Mesclun from transplants I grew under lights indoors. It made it through two deep snows and freezes.

So beautiful. I wonder why the rabbits aren't bothering it. We see wild rabbits in the yard every day, and so far, I haven't seen any trace of them in the garden.

Under the bushes all around the backyard is this shade-loving vinca groundcover.

Red tulips pop up here and there. I wonder how long ago they were planted. It's been so long since anyone took care of this yard. We did find a long-handled bulb planter under all the leaf debris last summer.

Peony buds ready to open.

01 May 2009

May 1 is Mary's Day

This morning there was a May Crowning at school, to celebrate the feast of Mary the Mother of God and the beginning of her month. There is a procession with Mary's statue, and hymns and chanting. Inside the church, there is a Rosary and Marian hymns and the ceremony of the crowning. Kindergarteners and eighth graders traditionally process in together, after the rest of the school. They are each given a rose to place at Mary's feet inside the church. Eighth graders wear their dressiest clothes and take a class portrait, and kindergarteners wear their Dress uniforms.

R was almost at the end of the line.

Look at the knees of her tights! There must have been an incident at morning recess.

The eyes on the far right belong to her best little friend Joe. It's funny to think how those big boys in suits will be the peewees next year when they start high school. It's all in the perspective.

The principal talked about the eighth graders who are just about to graduate, and remembered his own daughter walking down the center aisle of the church as a kindergartener with her own eighth grade escort, 23 years ago. He had to stop for a second. I think he was about to cry.

It was a beautiful ceremony on a cold, overcast day. I didn't take any pictures inside the church because I'm still shy about that, unless it's a wedding or a Baptism. But it was sweet to see the little heads and big heads alternating in the first pews.

Happy Friday

30 April 2009

Seedling Update

It's been awhile since I updated the progress in the guest-bedroom seedling room.

The frost-hardy plants that were big enough have gone outside to the raised beds. There are containers on the porch with more cold-tolerant plants. The tomatoes and peppers and cucumbers are getting big. I hope I can manage to keep them happy inside until late May.

I think the pole beans are probably going to get too big before it's warm enough for them to go in the ground, so I will either have to rig up some kind of cold frame, or consider them a loss. R has had fun to watching how fast they get so big, so it's not a total loss.

In the foreground, lemon basil, purple basil, asters and Charentais melons. In the background, summer savory, lavender, Aunt Ruby German Green and Brandywine heirloom tomatoes, and Sweet 100 cherry tomatoes.

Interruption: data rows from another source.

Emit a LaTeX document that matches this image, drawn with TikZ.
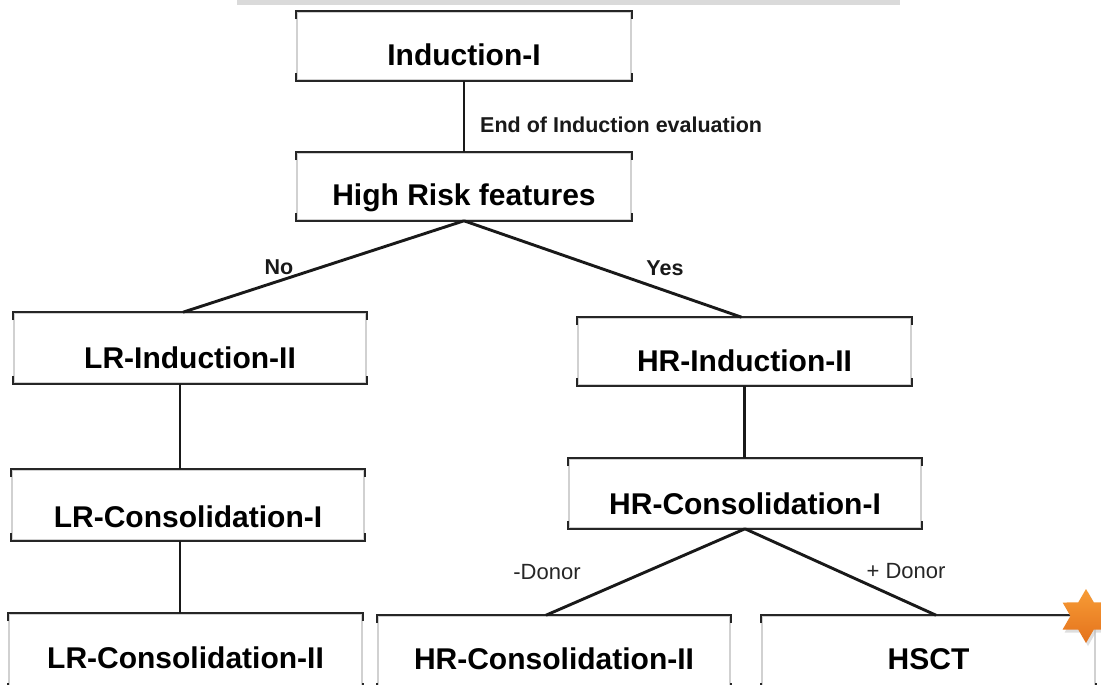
\documentclass[tikz,border=0pt]{standalone}
\usepackage{fontspec}
\setmainfont{Liberation Sans}
\usetikzlibrary{shapes.geometric}
\definecolor{starTop}{HTML}{F79C36}
\definecolor{starBot}{HTML}{E4721C}
\definecolor{barGray}{HTML}{DADADA}
\begin{document}
\begin{tikzpicture}[x=1pt,y=-1pt,
  box/.style={draw=black!18, line width=1.6pt, fill=white, inner sep=0pt,
    font=\fontsize{30}{30}\selectfont\bfseries},
  conn/.style={line width=2.9pt, black!90},
  edgeline/.style={line width=2.5pt, black!85, line join=miter},
  lbl/.style={font=\fontsize{21.5}{22}\selectfont\bfseries, inner sep=0pt, text=black!90},
  dlbl/.style={font=\fontsize{22}{22}\selectfont, inner sep=0pt, text=black!85}]
\useasboundingbox (0,0) rectangle (1101,685);
\clip (0,0) rectangle (1101,685);
\fill[white] (0,0) rectangle (1101,685);
\fill[barGray] (237,0) rectangle (900,5);

% boxes
\node[box, minimum width=334pt, text height=54pt, text depth=14pt] (ind1) at (464,46) {Induction-I};
\node[box, minimum width=334pt, text height=52pt, text depth=15pt] (hrf) at (464,186.5) {High Risk features};
\node[box, minimum width=352pt, text height=55pt, text depth=15pt] (lr1) at (190,348) {LR-Induction-II};
\node[box, minimum width=333pt, text height=53pt, text depth=14pt] (hr1) at (744.5,351.5) {HR-Induction-II};
\node[box, minimum width=352pt, text height=57pt, text depth=13pt] (lrc1) at (188,505) {LR-Consolidation-I};
\node[box, minimum width=352pt, text height=55pt, text depth=14pt] (hrc1) at (745,493.5) {HR-Consolidation-I};
\node[box, minimum width=353pt, text height=54pt, text depth=22pt] (lrc2) at (185.5,652) {LR-Consolidation-II};
\node[box, minimum width=352pt, text height=53pt, text depth=21pt] (hrc2) at (554,653) {HR-Consolidation-II};
\node[box, minimum width=333pt, text height=53pt, text depth=21pt] (hsct) at (928.5,653) {HSCT};

% dark top/bottom edges with corner ticks
\foreach \n in {ind1,hrf,lr1,hr1,lrc1,hrc1,lrc2,hrc2,hsct}{
  \draw[edgeline] ([yshift=-8pt]\n.north west) -- (\n.north west) -- (\n.north east) -- ([yshift=-8pt]\n.north east);
  \draw[edgeline] ([yshift=8pt]\n.south west) -- (\n.south west) -- (\n.south east) -- ([yshift=8pt]\n.south east);
}

% connectors
\draw[conn] (ind1.south) -- (hrf.north);
\draw[conn] (hrf.south) -- ([xshift=-7pt]lr1.north);
\draw[conn] (hrf.south) -- ([xshift=-3pt]hr1.north);
\draw[conn] ([xshift=-10pt]lr1.south) -- ([xshift=-8pt]lrc1.north);
\draw[conn] ([xshift=-8pt]lrc1.south) -- ([xshift=-5.5pt]lrc2.north);
\draw[conn] (hr1.south) -- (hr1.south |- hrc1.north);
\draw[conn] (hrc1.south) -- ([xshift=-8pt]hrc2.north);
\draw[conn] (hrc1.south) -- ([xshift=7.5pt]hsct.north);

% labels
\node[lbl, anchor=west] (lend) at (480,125) {End of Induction evaluation};
\node[lbl] (lno) at (279,267) {No};
\node[lbl] (lyes) at (665,268) {Yes};
\node[dlbl] (lmd) at (547,572) {-Donor};
\node[dlbl] (lpd) at (906,571) {+ Donor};

% star
\node[star, star points=6, star point ratio=1.73, minimum size=54pt, inner sep=0pt,
  fill=black!25, opacity=0.5, draw=none] at (1088,619) {};
\node[star, star points=6, star point ratio=1.73, minimum size=54pt, inner sep=0pt,
  top color=starTop, bottom color=starBot, draw=none] (star) at (1086,616) {};
\end{tikzpicture}
\end{document}
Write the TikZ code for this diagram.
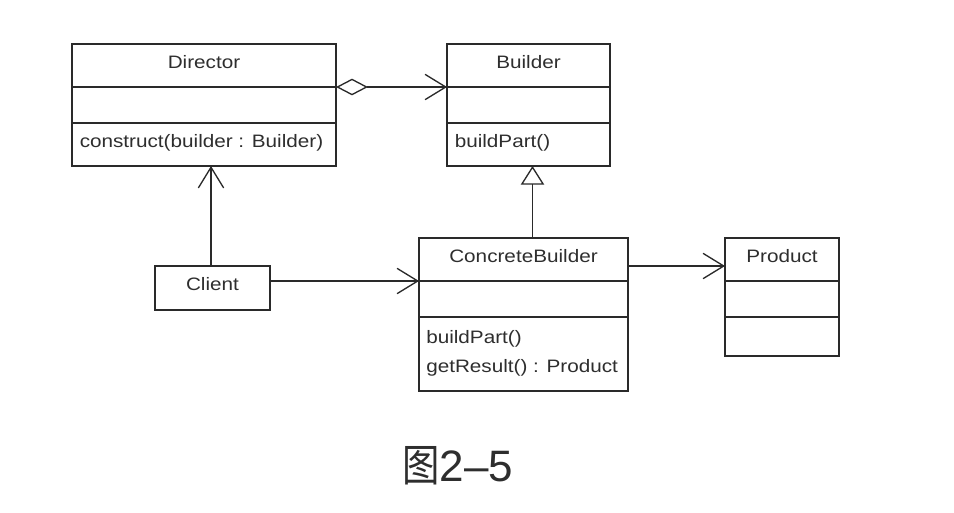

The tomatoes are beyond ready to go into bigger pots. I have to do that soon.

Lemon cucumbers, sugar baby watermelons, beans in the back and regular bush cucumbers on the right.

Even the windowsill has been annexed for cilantro.

I am embarrassed to admit, there is actually a corner of the basement with seedlings. Mammoth and Teddy bear sunflowers, salad greens and some flowers.